“How did you use your imagination today?”
Instead of the typical, “How was your day at school today?” I’ve been searching for ways to get a meatier response from my 4th grader rather than the typical, “good…”. On the other hand, my chatter box PreK-er is not at a loss for words when it comes to letting me know all the fun activities that took place in school for him. So, when we’re at home for two weeks at a time during winter break or after school during those hours between 3 and 7 it’s important for me to provide them with ways they can build their brain power and let them boost their imagination.

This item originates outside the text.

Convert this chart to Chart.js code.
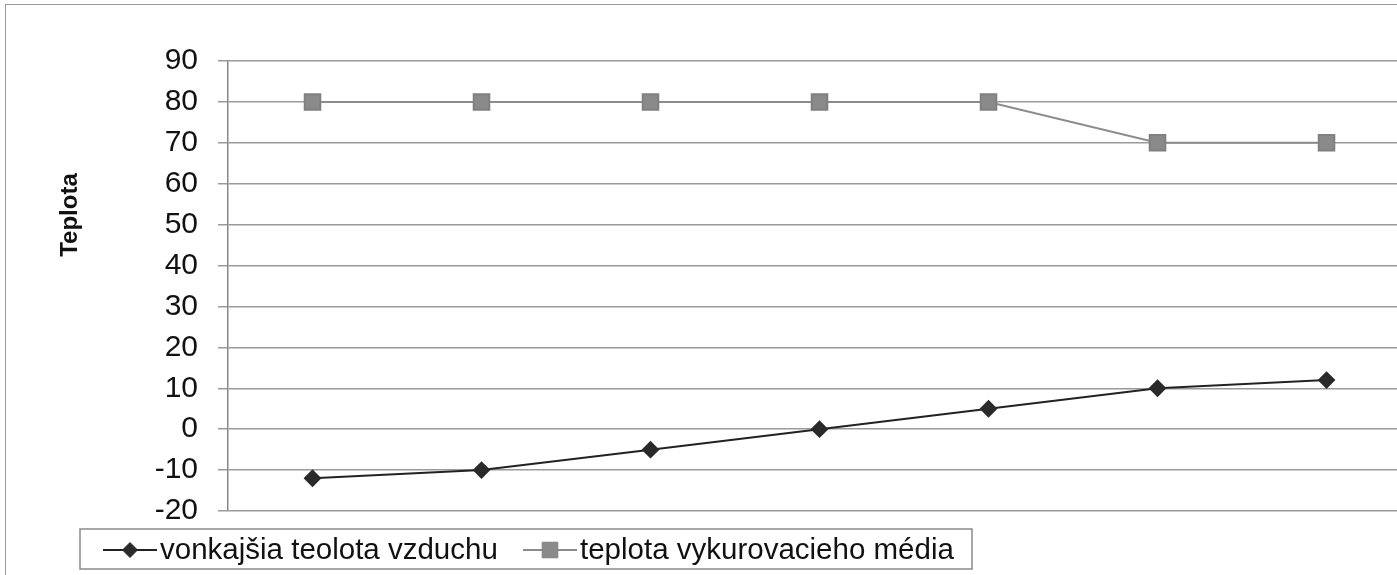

I compiled a short and sweet little list of imagination boosting activities (non-age specific) that are super simple to do at home, don’t involve technology and require very little help from me.
1. Go OUTSIDE!
This is Texas and although we are suppose to have four seasons, let’s face it, winter feels like fall and summer well….there will be a separate blog post about how to manage the heat and stay indoors at a later date. But, for now- weather permitting- GO OUTSIDE! There is so much to do even in you own back or front yard. Suddenly I have collectors when we go outside. Roman, my 9-year-old, has always loved collecting rocks. He’s passed this love onto his brother, Christian. They have also enjoyed sorting twigs and leaves. That makes this momma bear heart happy. Perhaps, if I play my cards well, I can use this to my advantage when getting them to pick up after themselves: sort your toys and put them away (I can dream can’t I?!). When we go on nature walks a good way to engage in imagination boosting is also by discovering shapes in the clouds.
2. Puppet Theatre
Our local library has a great little puppet theatre. Kids at any age can benefit from imaginative play of this kind. For this reason I love using intonation in my voice when I read aloud to them. A super simple way to do this at home is by using paper sack puppets, popsicle sticks puppets and even just their toys or stuffed animals. I sit back and their imagination take them on an adventure when they become those characters.
3. Kitchen Fun
We spend about 80% of our time at home in the kitchen. But our kitchen isn’t used for cooking, baking and eating- we have all kinds of fun here too! It’s so much easier for me to clean up any spill or mess here versus their rooms. Painting is always fun and one of my favorite ways to have my boys express creativity. But when I discovered painting sans mess I was hooked. Get a few ziplock bags, squirt one, two or three colors in each baggie and voila- let your imagination run WILD! They really enjoy this, but I think I enjoy it more. (This has also been a great way to introduce mixing and making colors to my younger littles.)
4. Cardboard Stuff
On a recent substitute teaching assignment I found out about the cardboard challenge and Caine’s Arcade who inspired this movement. The class I was assigned to was using all kinds of cardboard boxes, scraps, ping pong balls, duck tape, masking tape, etc. to create anything- the possibilities were endless. As a kid, this was a favorite past time of mine- just getting stuff from around the house to create anything. When I got home that day, I started collecting items from our recycle bin to have my boys start creating anything. They soared! Roman made a marble maze using duck tape and scraps of cardboard, Christian made a ball toss game using a popsicle stick, egg cartoon and wadded up paper. Aaron (1-yr-old) grabbed any and every paper towel roll he could find to throw! This has been, by far, my favorite way to boost my boys imagination. There are no rules, just create something.
Perhaps the simplest habit to instill in my boys is that of reading. Not enough can be said about just letting your imagination run wild in a book. When I read aloud to them, my favorite part is my intonation with each character. They seem to love this too.